- **Task to carry out**
Collect each line of the entries that holds the string "this".
---------- Records for the task ----------
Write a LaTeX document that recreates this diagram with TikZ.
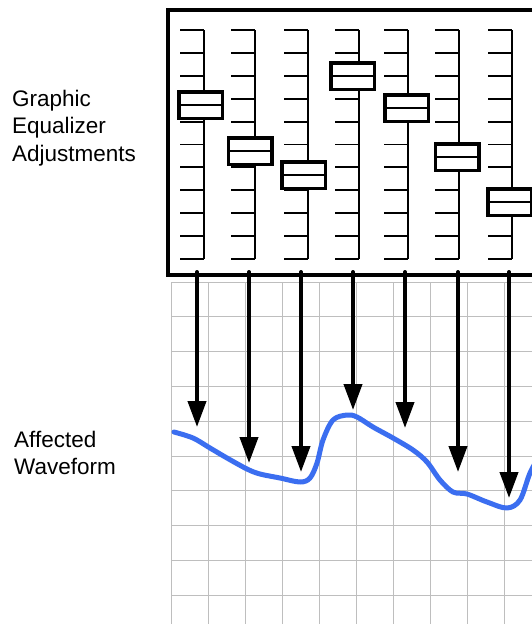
\documentclass[tikz,border=0pt]{standalone}
\usepackage{fontspec}
\newfontfamily\labfont{Liberation Sans}
\newcommand\eqlabfont{\labfont\fontsize{22.5}{27.5}\selectfont\lineskiplimit=-30pt\relax}
\usetikzlibrary{arrows.meta}
\definecolor{wave}{RGB}{59,110,240}
\definecolor{gridc}{RGB}{190,190,190}
\begin{document}
\begin{tikzpicture}[x=1pt,y=-1pt,
  gridline/.style={draw=gridc, line width=1pt},
  frameline/.style={draw=black, line width=3.6pt},
  scaleline/.style={draw=black, line width=1.9pt},
  knob/.style={draw=black, line width=3.5pt, fill=white,
    minimum width=43.5pt, minimum height=26.5pt, inner sep=0pt,
    path picture={\draw[line width=1.4pt] (path picture bounding box.west) -- (path picture bounding box.east);}},
  effect/.style={draw=black, line width=4pt, line cap=round,
    -{Triangle[width=18pt,length=26pt]}},
  wavestyle/.style={draw=wave, line width=5pt, line cap=round, line join=round},
  lab/.style={inner sep=0pt, align=left, text=black, font=\eqlabfont}
]
\useasboundingbox (0,0) rectangle (532,624);
\clip (0,0) rectangle (532,624);
\fill[white] (0,0) rectangle (532,624);

% grid
\foreach \k in {0,...,10} {
  \draw[gridline] (171.7+37*\k,282) -- (171.7+37*\k,630);
}
\foreach \k in {0,...,10} {
  \draw[gridline] (171.7,282+34.8*\k) -- (545,282+34.8*\k);
}

% frame
\draw[frameline] (168,10) rectangle (548,275);

% slider scales
\foreach \lx in {204,255,308,359,408,459,512} {
  \draw[scaleline] (\lx,30) -- (\lx,259);
  \foreach \k in {0,...,10} {
    \draw[scaleline] (\lx-24,30+22.9*\k) -- (\lx,30+22.9*\k);
  }
}

% slider knobs
\node[knob] (s1) at (200.8,105) {};
\node[knob] (s2) at (250,151) {};
\node[knob] (s3) at (303.5,175) {};
\node[knob] (s4) at (352.5,76) {};
\node[knob] (s5) at (406.7,108) {};
\node[knob] (s6) at (457,157) {};
\node[knob] (s7) at (509.5,202) {};

% arrows
\foreach \i/\ax/\tip in {1/197/427, 2/249/463, 3/301/472, 4/353/410, 5/405/428, 6/458/472, 7/509/498} {
  \coordinate (t\i) at (\ax,272);
  \coordinate (e\i) at (\ax,\tip);
  \draw[effect] (t\i) -- (e\i);
}

% waveform
\draw[wavestyle] plot[smooth, tension=0.55] coordinates {
  (174,432) (193,438) (210,448) (227,458) (247,469) (260,474) (280,478)
  (300,482) (310,478) (317,463) (323,440) (333,420) (347,415) (357,417)
  (373,427) (393,438) (413,450) (427,462) (440,480) (453,492) (467,494)
  (487,502) (507,508) (520,500) (530,473) (540,455)};

% labels (base anchor = baseline of the last line)
\node[lab, anchor=base west] (geq) at (12,161) {Graphic\\Equalizer\\Adjustments};
\node[lab, anchor=base west] (wf) at (14,474.5) {Affected\\Waveform};
\end{tikzpicture}
\end{document}
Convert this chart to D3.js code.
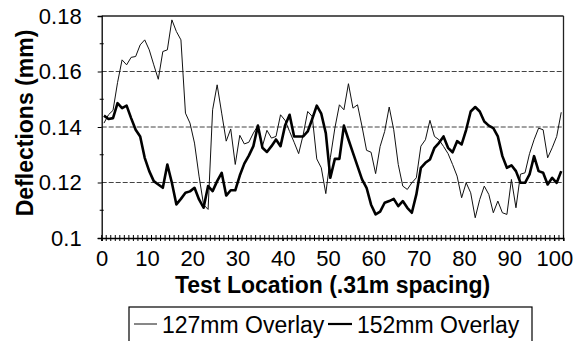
<!DOCTYPE html>
<html>
<head>
<meta charset="utf-8">
<script src="https://cdn.jsdelivr.net/npm/d3@7/dist/d3.min.js"></script>
<style>
  html, body { margin: 0; padding: 0; background: #fff; }
  svg { display: block; font-family: "Liberation Sans", Arial, sans-serif; }
</style>
</head>
<body>
<svg id="chart" width="587" height="341"></svg>
<script>
// ---- data ----
const seriesNames = ["127mm Overlay", "152mm Overlay"];
const overlay127 = [
  0.1414, 0.1444, 0.1460, 0.1560, 0.1642, 0.1624, 0.1651, 0.1654, 0.1696, 0.1714,
  0.1678, 0.1624, 0.1572, 0.1672, 0.1678, 0.1786, 0.1744, 0.1714, 0.1450, 0.1414,
  0.1342, 0.1223, 0.1120, 0.1103, 0.1462, 0.1552, 0.1450, 0.1349, 0.1393, 0.1265,
  0.1370, 0.1339, 0.1345, 0.1378, 0.1405, 0.1331, 0.1388, 0.1360, 0.1366, 0.1444,
  0.1424, 0.1384, 0.1345, 0.1304, 0.1372, 0.1456, 0.1438, 0.1285, 0.1253, 0.1160,
  0.1289, 0.1396, 0.1480, 0.1462, 0.1556, 0.1468, 0.1480, 0.1402, 0.1316, 0.1309,
  0.1232, 0.1330, 0.1384, 0.1472, 0.1390, 0.1265, 0.1187, 0.1175, 0.1199, 0.1217,
  0.1331, 0.1354, 0.1424, 0.1366, 0.1354, 0.1330, 0.1304, 0.1265, 0.1223, 0.1145,
  0.1199, 0.1163, 0.1073, 0.1139, 0.1187, 0.1157, 0.1091, 0.1133, 0.1091, 0.1085,
  0.1211, 0.1109, 0.1230, 0.1235, 0.1304, 0.1354, 0.1396, 0.1390, 0.1289, 0.1325,
  0.1366, 0.1453
];
const overlay152 = [
  0.1441, 0.1429, 0.1432, 0.1486, 0.1468, 0.1477, 0.1432, 0.1390, 0.1366, 0.1289,
  0.1241, 0.1205, 0.1193, 0.1181, 0.1265, 0.1199, 0.1121, 0.1141, 0.1163, 0.1168,
  0.1181, 0.1139, 0.1109, 0.1187, 0.1169, 0.1205, 0.1235, 0.1153, 0.1172, 0.1172,
  0.1225, 0.1268, 0.1297, 0.1331, 0.1405, 0.1325, 0.1310, 0.1331, 0.1355, 0.1331,
  0.1405, 0.1444, 0.1366, 0.1366, 0.1366, 0.1384, 0.1429, 0.1477, 0.1448, 0.1378,
  0.1217, 0.1285, 0.1285, 0.1405, 0.1355, 0.1307, 0.1259, 0.1211, 0.1181, 0.1120,
  0.1085, 0.1095, 0.1127, 0.1133, 0.1141, 0.1115, 0.1133, 0.1109, 0.1091, 0.1157,
  0.1253, 0.1271, 0.1283, 0.1325, 0.1343, 0.1366, 0.1325, 0.1309, 0.1349, 0.1337,
  0.1390, 0.1456, 0.1472, 0.1456, 0.1420, 0.1405, 0.1396, 0.1366, 0.1295, 0.1253,
  0.1262, 0.1241, 0.1199, 0.1199, 0.1229, 0.1295, 0.1241, 0.1235, 0.1193, 0.1217,
  0.1199, 0.1241
];
const xTickLabels = [0, 10, 20, 30, 40, 50, 60, 70, 80, 90, 100];
const yTickLabels = [0.10, 0.12, 0.14, 0.16, 0.18];
const yMinorTicks = [0.11, 0.13, 0.15, 0.17];
const xTitle = "Test Location (.31m spacing)";
const yTitle = "Deflections (mm)";

// ---- layout ----
const L = 101.7, R = 563.5, T = 16, B = 238;
const svg = d3.select("#chart");
const x = d3.scaleLinear().domain([0, 102]).range([L, R]);
const y = d3.scaleLinear().domain([0.10, 0.18]).range([B, T]);

// gridlines
svg.append("g").selectAll("line")
  .data(yTickLabels.filter(v => v > 0.105 && v < 0.175))
  .join("line")
  .attr("x1", L).attr("x2", R)
  .attr("y1", d => y(d)).attr("y2", d => y(d))
  .attr("stroke", "#444").attr("stroke-width", 1)
  .attr("stroke-dasharray", "5,2");

// frame (top & right)
svg.append("line").attr("x1", L).attr("x2", R).attr("y1", y(0.18)).attr("y2", y(0.18))
  .attr("stroke", "#222").attr("stroke-width", 1.3);
svg.append("line").attr("x1", R).attr("x2", R).attr("y1", T).attr("y2", B)
  .attr("stroke", "#222").attr("stroke-width", 1.3);

// y axis
const yAxis = d3.axisLeft(y)
  .tickValues(yTickLabels)
  .tickSize(4)
  .tickPadding(16)
  .tickFormat(d => d === 0.10 ? "0.1" : d3.format(".2f")(d));
const gy = svg.append("g").attr("transform", `translate(${L},0)`).call(yAxis);
gy.select(".domain").attr("stroke", "#000").attr("stroke-width", 1.3);
gy.selectAll(".tick line").attr("stroke", "#000");
gy.selectAll("text").attr("font-size", 22).attr("fill", "#000")
  .attr("font-family", "Liberation Sans, Arial, sans-serif");
svg.append("g").selectAll("line").data(yMinorTicks).join("line")
  .attr("x1", L - 2).attr("x2", L + 2)
  .attr("y1", d => y(d)).attr("y2", d => y(d))
  .attr("stroke", "#000");

// x axis
const xAxis = d3.axisBottom(x)
  .tickValues(xTickLabels)
  .tickSize(3)
  .tickPadding(9)
  .tickFormat(d3.format("d"));
const gx = svg.append("g").attr("transform", `translate(0,${B})`).call(xAxis);
gx.select(".domain").attr("stroke", "#000").attr("stroke-width", 1.3);
gx.selectAll(".tick line").attr("stroke", "#000");
gx.selectAll("text").attr("font-size", 22).attr("fill", "#000")
  .attr("font-family", "Liberation Sans, Arial, sans-serif");
svg.append("g").selectAll("line").data(d3.range(0, 103)).join("line")
  .attr("x1", d => x(d)).attr("x2", d => x(d))
  .attr("y1", B - 3).attr("y2", B + 3)
  .attr("stroke", "#000").attr("stroke-width", 1);

// series lines
const line = d3.line().x((d, i) => x(i + 0.5)).y(d => y(d));
svg.append("path").datum(overlay127).attr("d", line)
  .attr("fill", "none").attr("stroke", "#111").attr("stroke-width", 1)
  .attr("stroke-linejoin", "round");
svg.append("path").datum(overlay152).attr("d", line)
  .attr("fill", "none").attr("stroke", "#000").attr("stroke-width", 2.6)
  .attr("stroke-linejoin", "round");

// titles
svg.append("text").text(xTitle)
  .attr("x", (L + R) / 2).attr("y", 293)
  .attr("text-anchor", "middle").attr("font-weight", "bold").attr("font-size", 23);
svg.append("text").text(yTitle)
  .attr("transform", `translate(33,${(T + B) / 2 - 4}) rotate(-90)`)
  .attr("text-anchor", "middle").attr("font-weight", "bold").attr("font-size", 23);

// legend
const lg = svg.append("g");
lg.append("rect").attr("x", 129).attr("y", 307).attr("width", 403).attr("height", 45)
  .attr("fill", "#fff").attr("stroke", "#000").attr("stroke-width", 1.2);
lg.append("line").attr("x1", 134).attr("x2", 157).attr("y1", 324).attr("y2", 324)
  .attr("stroke", "#111").attr("stroke-width", 1);
lg.append("text").text(seriesNames[0]).attr("x", 162).attr("y", 333).attr("font-size", 23);
lg.append("line").attr("x1", 328).attr("x2", 352).attr("y1", 324).attr("y2", 324)
  .attr("stroke", "#000").attr("stroke-width", 2.2);
lg.append("text").text(seriesNames[1]).attr("x", 357).attr("y", 333).attr("font-size", 23);
</script>
</body>
</html>
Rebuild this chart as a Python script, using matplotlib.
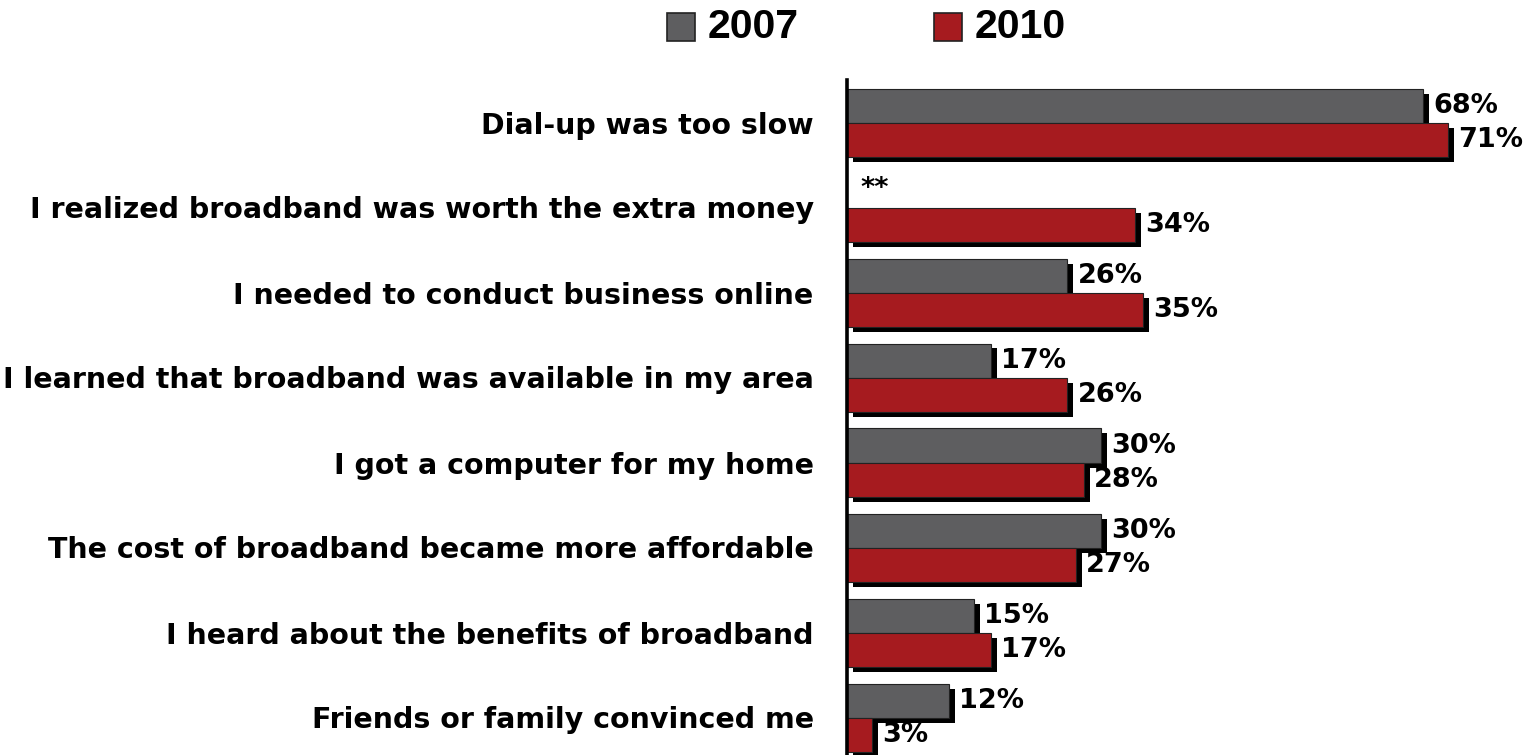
----------
- **Problem solution**
Write a LaTeX document that recreates this diagram with TikZ.
Convert this chart to D3.js code.
Rebuild this chart as a Python script, using matplotlib.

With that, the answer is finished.